Commentary

California’s Proposition 75: Paycheck Protection

Union members deserve choice

“To compel a man to furnish contributions of money for the propagation of opinions which he disbelieves and abhors, is sinful and tyrannical.” – Thomas Jefferson

Proposition 75 has become a political lightning rod for daring to assert that unions should have to ask permission before taking their members’ money for political purposes. The idea behind Prop. 75 is a simple one: people should not be forced to contribute to political causes with which they disagree.

While union opponents like to wax philosophic about “union democracy” and hysterically claim that Prop. 75 will prevent union interests from having a say in the political process, the initiative is essentially about individual choice.

The powerful California Teachers Association unwittingly made the case from Prop. 75 when it imposed an additional $60 fee on each of its 330,000 members, and the California Faculty Association imposed a 10-percent mandatory dues increase, specifically to fight Gov. Schwarzenegger’s “reform” agenda (Propositions 74, 75, 76, and 77), especially Prop. 75. Only after a lawsuit was filed did the unions agree to refund the $60 assessment to nonunion teachers. No wonder polls show as many as half of union members support the paycheck protection measure.

Union opponents have claimed that Prop. 75 would “silence the voices” of government employee union members. Prop. 75 would not restrict any existing union activity. The only requirement it would impose is that unions must get annual written permission from their members before using their dues for political purposes. They are still free to engage in lobbying, issue advocacy, and candidate support activities with whatever money they raise.

The unions have noted that there is already an “opt-out” option available to members who do not wish a portion of their dues to be used for political purposes. True enough, but why should the onus be on the individual union member to fill out the paperwork and ensure that his wishes are complied with? The opt-out option, in effect, imposes a cost (in time and effort) on the member simply to keep his own money from being used to support causes he does not agree with. This burden should properly be placed on the unions, not the employees. Unions have the right to raise money for political advocacy, but they should bear the cost of these fundraising efforts, rather than shifting them to unsympathetic members.

While both sides assume that the proposition will hit the public employees’ unions in the pocketbook, this is far from a certain result. Six other states—Idaho, Michigan, Ohio, Utah, Washington, and Wyoming—have passed similar union-dues measures, with mixed results. In Utah, the measure did, in fact, seem to hurt unions’ ability to raise money. In Washington, loopholes and court decisions favorable to the unions have allowed unions to raise even more money than before. And in Michigan, the measure does not seem to have had any real effect.

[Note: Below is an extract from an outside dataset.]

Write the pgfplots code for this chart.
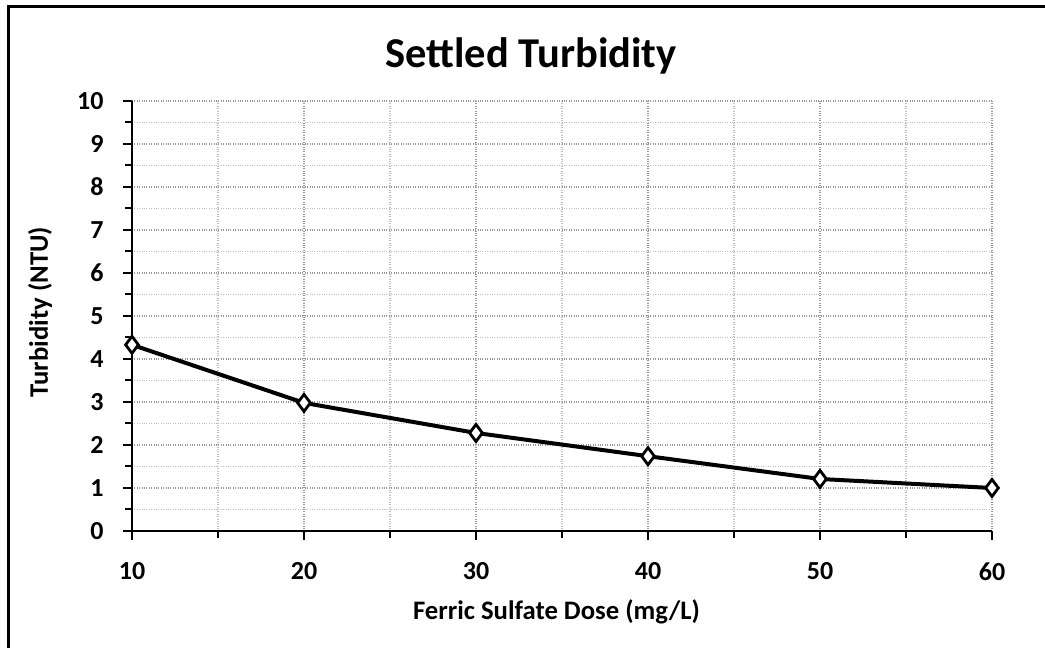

Prop. 75 opponents additionally argue that, under the measure, unions will be disadvantaged, compared to business interests. The union-business duality is false, however. First, many businesses do not contribute to political campaigns at all. (On the other hand, try to find a labor union that is not politically active.) Those that do contribute do so to influence policy. To influence policy, you have to influence those in power, who are predominantly Democrats in California. Certainly, there are a lot of corporate Republican contributors, but it is to ignore that there are also a substantial number of corporate Democrat contributors and assume that the giving is one-sided is naive.

The true dichotomy is between unions and taxpayers. The job of the unions is to obtain for their members the highest wages and benefits and the best working conditions (i.e., more money for less work)-costs that must be paid entirely by taxpayers, both in higher taxes and poorer-quality services. Consider, for example, former Gov. Gray Davis’s quid pro quo deal with the prison guards’ union. The guards got a nearly 34 percent pay increase in the midst of a $24 billion state budget deficit. Davis got millions of dollars in campaign contributions. Taxpayers got the bill. Or remember SB 400, passed in 1999, which not only increased government employee pension benefits up to 50 percent, but also eliminated a second, less-costly benefits tier installed in 1991 to control pension costs-and made the benefit increases retroactive.

At its heart, Prop. 75 is about choice. It is about the fundamental choice of union members to contribute their hard-earned money to the political campaigns they support-or none at all. If they trust the union leadership to support political causes with which they agree, they should be more than willing to sign a simple form to reflect their consent, just as taxpayers have the option to contribute to various funds and causes on the state tax form. Those who do not support the same causes as the union bosses, however, should not have the burden of wasting their time and energy cutting through red tape to keep the union from spending their dues on campaigns contrary to their own beliefs and interests.

Adam B. Summers is a policy analyst at the Reason Foundation, a free-market think tank.